>>>
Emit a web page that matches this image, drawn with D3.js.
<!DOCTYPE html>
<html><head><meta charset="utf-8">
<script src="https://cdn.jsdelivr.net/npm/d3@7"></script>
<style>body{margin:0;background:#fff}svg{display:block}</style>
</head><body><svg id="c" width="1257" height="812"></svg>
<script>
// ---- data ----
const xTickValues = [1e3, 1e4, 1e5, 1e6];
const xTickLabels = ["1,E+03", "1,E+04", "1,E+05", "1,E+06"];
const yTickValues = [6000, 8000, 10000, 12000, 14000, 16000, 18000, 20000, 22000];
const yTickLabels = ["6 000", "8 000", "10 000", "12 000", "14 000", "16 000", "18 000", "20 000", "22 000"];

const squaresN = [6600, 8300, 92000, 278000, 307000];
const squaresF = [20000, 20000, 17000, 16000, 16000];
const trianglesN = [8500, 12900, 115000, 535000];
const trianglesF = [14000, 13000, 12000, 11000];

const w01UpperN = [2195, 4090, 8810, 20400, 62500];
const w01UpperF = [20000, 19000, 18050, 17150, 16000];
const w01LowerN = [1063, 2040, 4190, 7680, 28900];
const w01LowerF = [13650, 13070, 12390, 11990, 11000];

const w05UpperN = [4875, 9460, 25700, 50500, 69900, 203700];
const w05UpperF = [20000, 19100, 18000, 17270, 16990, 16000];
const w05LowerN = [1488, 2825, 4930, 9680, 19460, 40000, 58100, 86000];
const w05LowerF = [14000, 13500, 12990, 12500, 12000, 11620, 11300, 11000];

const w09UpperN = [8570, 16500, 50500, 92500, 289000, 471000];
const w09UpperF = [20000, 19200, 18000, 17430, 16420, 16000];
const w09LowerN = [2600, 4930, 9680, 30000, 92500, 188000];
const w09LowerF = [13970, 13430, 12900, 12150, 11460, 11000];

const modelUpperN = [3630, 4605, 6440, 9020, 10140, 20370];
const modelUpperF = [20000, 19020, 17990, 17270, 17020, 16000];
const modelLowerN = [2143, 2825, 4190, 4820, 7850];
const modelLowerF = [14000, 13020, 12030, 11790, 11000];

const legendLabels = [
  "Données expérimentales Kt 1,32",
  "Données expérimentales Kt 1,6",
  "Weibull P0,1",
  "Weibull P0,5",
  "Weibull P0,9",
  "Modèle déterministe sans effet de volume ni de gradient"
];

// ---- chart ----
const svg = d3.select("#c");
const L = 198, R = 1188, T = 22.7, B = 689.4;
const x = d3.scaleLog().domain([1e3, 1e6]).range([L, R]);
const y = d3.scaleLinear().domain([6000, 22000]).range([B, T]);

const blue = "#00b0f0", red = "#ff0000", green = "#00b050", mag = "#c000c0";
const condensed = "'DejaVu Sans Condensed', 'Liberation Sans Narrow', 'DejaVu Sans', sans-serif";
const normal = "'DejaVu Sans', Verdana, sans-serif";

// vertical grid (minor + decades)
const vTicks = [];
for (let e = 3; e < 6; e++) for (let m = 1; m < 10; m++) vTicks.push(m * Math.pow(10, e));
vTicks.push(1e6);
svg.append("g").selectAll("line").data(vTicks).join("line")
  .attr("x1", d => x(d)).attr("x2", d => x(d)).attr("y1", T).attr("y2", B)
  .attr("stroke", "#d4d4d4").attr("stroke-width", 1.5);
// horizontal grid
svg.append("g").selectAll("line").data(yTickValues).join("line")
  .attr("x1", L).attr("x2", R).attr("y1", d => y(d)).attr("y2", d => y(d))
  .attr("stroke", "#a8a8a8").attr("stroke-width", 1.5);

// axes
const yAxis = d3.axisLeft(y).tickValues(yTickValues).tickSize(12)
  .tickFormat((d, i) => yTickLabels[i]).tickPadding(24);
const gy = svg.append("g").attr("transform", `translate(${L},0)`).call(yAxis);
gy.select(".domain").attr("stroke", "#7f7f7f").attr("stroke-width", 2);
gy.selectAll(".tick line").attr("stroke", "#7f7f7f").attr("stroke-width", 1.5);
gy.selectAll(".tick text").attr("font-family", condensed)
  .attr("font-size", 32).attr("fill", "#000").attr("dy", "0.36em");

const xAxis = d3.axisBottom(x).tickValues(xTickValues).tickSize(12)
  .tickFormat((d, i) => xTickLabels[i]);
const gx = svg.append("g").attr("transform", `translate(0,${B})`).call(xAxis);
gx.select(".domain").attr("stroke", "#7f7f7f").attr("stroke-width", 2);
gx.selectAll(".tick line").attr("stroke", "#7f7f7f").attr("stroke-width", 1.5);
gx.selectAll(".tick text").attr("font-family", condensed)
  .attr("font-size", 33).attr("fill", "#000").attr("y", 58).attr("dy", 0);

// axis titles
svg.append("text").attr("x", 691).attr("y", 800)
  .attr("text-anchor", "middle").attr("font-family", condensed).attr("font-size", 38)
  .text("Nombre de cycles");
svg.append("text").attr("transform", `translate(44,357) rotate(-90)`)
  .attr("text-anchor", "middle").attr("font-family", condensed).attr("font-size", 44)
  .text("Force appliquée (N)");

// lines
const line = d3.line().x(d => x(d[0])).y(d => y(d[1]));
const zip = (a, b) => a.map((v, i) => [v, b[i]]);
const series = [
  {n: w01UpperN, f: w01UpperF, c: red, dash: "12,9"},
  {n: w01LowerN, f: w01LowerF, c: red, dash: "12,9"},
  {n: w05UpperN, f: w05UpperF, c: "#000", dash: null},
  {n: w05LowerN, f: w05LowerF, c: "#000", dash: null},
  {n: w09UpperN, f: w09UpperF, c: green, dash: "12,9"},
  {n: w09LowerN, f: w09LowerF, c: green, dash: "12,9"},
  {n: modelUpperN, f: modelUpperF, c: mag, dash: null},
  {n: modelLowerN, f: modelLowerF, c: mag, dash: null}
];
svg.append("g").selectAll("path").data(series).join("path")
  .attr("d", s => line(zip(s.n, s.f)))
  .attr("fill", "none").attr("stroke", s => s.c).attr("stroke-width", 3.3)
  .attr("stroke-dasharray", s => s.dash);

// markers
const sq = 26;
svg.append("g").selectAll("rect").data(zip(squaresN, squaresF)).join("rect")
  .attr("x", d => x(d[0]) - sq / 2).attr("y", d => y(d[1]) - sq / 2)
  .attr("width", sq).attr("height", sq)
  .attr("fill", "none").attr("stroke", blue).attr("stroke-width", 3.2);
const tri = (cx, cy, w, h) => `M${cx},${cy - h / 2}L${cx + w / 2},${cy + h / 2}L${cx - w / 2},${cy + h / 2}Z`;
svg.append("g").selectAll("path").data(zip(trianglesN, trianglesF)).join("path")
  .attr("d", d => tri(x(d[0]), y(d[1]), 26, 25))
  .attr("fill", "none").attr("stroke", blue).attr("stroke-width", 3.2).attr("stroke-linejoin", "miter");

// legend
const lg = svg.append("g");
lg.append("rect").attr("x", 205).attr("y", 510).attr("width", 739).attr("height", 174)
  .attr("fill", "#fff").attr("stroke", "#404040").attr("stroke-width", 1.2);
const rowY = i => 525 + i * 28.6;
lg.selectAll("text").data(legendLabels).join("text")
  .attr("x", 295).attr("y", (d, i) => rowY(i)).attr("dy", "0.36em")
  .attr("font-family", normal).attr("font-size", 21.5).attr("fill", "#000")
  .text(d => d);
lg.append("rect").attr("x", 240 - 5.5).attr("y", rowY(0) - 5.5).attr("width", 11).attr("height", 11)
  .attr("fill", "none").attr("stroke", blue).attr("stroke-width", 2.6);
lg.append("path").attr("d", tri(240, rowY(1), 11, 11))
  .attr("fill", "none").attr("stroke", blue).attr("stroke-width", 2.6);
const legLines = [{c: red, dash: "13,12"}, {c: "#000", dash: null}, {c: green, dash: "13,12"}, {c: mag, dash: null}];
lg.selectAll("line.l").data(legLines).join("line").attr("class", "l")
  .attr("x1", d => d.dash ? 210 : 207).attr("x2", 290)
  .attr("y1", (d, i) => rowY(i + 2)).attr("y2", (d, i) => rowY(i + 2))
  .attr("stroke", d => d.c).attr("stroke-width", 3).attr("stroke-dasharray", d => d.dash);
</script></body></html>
<<<
>>>
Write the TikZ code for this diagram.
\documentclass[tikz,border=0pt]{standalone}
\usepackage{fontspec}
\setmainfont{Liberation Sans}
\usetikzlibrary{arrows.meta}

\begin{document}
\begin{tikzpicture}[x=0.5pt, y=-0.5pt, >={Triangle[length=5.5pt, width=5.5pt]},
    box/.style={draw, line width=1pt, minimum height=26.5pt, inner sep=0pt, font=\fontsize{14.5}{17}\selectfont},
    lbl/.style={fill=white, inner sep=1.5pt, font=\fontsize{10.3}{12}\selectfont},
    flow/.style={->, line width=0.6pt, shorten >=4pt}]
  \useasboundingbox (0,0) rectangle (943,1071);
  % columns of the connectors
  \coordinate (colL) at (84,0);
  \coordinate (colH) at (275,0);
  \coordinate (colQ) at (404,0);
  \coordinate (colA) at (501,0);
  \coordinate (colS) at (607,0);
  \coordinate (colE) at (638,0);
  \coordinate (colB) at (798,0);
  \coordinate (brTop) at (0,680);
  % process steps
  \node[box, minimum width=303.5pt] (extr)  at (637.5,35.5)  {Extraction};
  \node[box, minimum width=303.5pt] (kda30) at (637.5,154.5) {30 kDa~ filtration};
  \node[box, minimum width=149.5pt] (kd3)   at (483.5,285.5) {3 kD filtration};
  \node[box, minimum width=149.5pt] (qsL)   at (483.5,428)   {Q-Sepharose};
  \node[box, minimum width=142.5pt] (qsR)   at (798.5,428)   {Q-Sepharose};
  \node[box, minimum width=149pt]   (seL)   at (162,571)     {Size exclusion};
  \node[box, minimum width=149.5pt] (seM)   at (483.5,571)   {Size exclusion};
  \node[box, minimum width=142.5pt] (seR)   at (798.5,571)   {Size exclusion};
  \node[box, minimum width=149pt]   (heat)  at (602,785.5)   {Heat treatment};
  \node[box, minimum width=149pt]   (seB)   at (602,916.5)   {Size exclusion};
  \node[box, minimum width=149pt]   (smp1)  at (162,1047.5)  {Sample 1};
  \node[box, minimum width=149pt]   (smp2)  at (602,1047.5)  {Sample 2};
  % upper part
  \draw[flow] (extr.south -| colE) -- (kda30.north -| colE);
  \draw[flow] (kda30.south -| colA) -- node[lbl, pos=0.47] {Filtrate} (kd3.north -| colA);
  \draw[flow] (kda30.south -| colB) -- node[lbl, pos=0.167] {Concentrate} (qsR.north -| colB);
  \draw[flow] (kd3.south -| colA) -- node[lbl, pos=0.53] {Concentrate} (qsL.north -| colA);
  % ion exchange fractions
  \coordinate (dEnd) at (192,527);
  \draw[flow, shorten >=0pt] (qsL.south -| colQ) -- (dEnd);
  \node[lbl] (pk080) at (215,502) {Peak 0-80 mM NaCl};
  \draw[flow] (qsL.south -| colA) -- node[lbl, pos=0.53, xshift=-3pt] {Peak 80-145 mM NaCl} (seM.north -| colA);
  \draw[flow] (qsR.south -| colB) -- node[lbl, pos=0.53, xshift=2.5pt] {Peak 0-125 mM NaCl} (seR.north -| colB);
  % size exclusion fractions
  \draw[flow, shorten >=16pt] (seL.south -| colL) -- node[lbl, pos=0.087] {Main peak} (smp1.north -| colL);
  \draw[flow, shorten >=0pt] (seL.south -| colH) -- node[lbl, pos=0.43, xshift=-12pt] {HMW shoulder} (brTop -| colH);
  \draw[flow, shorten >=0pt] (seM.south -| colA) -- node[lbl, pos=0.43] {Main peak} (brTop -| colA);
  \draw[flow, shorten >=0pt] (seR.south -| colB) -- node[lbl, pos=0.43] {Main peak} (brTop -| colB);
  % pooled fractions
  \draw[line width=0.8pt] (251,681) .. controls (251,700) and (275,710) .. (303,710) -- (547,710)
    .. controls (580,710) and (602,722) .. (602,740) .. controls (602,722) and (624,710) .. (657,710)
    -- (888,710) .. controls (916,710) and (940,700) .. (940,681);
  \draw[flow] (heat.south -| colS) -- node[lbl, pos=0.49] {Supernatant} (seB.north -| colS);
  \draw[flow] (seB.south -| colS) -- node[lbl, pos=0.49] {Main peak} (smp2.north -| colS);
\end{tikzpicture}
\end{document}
<<<
## What to produce:
Only the lines from the one containing "Emit a web page" to the one containing "const modelLowerF = [14000, 13020, 12030, 11790, 11000];" are to be printed, both ends included, exactly as written.

## The completed task:
Emit a web page that matches this image, drawn with D3.js.
<!DOCTYPE html>
<html><head><meta charset="utf-8">
<script src="https://cdn.jsdelivr.net/npm/d3@7"></script>
<style>body{margin:0;background:#fff}svg{display:block}</style>
</head><body><svg id="c" width="1257" height="812"></svg>
<script>
// ---- data ----
const xTickValues = [1e3, 1e4, 1e5, 1e6];
const xTickLabels = ["1,E+03", "1,E+04", "1,E+05", "1,E+06"];
const yTickValues = [6000, 8000, 10000, 12000, 14000, 16000, 18000, 20000, 22000];
const yTickLabels = ["6 000", "8 000", "10 000", "12 000", "14 000", "16 000", "18 000", "20 000", "22 000"];

const squaresN = [6600, 8300, 92000, 278000, 307000];
const squaresF = [20000, 20000, 17000, 16000, 16000];
const trianglesN = [8500, 12900, 115000, 535000];
const trianglesF = [14000, 13000, 12000, 11000];

const w01UpperN = [2195, 4090, 8810, 20400, 62500];
const w01UpperF = [20000, 19000, 18050, 17150, 16000];
const w01LowerN = [1063, 2040, 4190, 7680, 28900];
const w01LowerF = [13650, 13070, 12390, 11990, 11000];

const w05UpperN = [4875, 9460, 25700, 50500, 69900, 203700];
const w05UpperF = [20000, 19100, 18000, 17270, 16990, 16000];
const w05LowerN = [1488, 2825, 4930, 9680, 19460, 40000, 58100, 86000];
const w05LowerF = [14000, 13500, 12990, 12500, 12000, 11620, 11300, 11000];

const w09UpperN = [8570, 16500, 50500, 92500, 289000, 471000];
const w09UpperF = [20000, 19200, 18000, 17430, 16420, 16000];
const w09LowerN = [2600, 4930, 9680, 30000, 92500, 188000];
const w09LowerF = [13970, 13430, 12900, 12150, 11460, 11000];

const modelUpperN = [3630, 4605, 6440, 9020, 10140, 20370];
const modelUpperF = [20000, 19020, 17990, 17270, 17020, 16000];
const modelLowerN = [2143, 2825, 4190, 4820, 7850];
const modelLowerF = [14000, 13020, 12030, 11790, 11000];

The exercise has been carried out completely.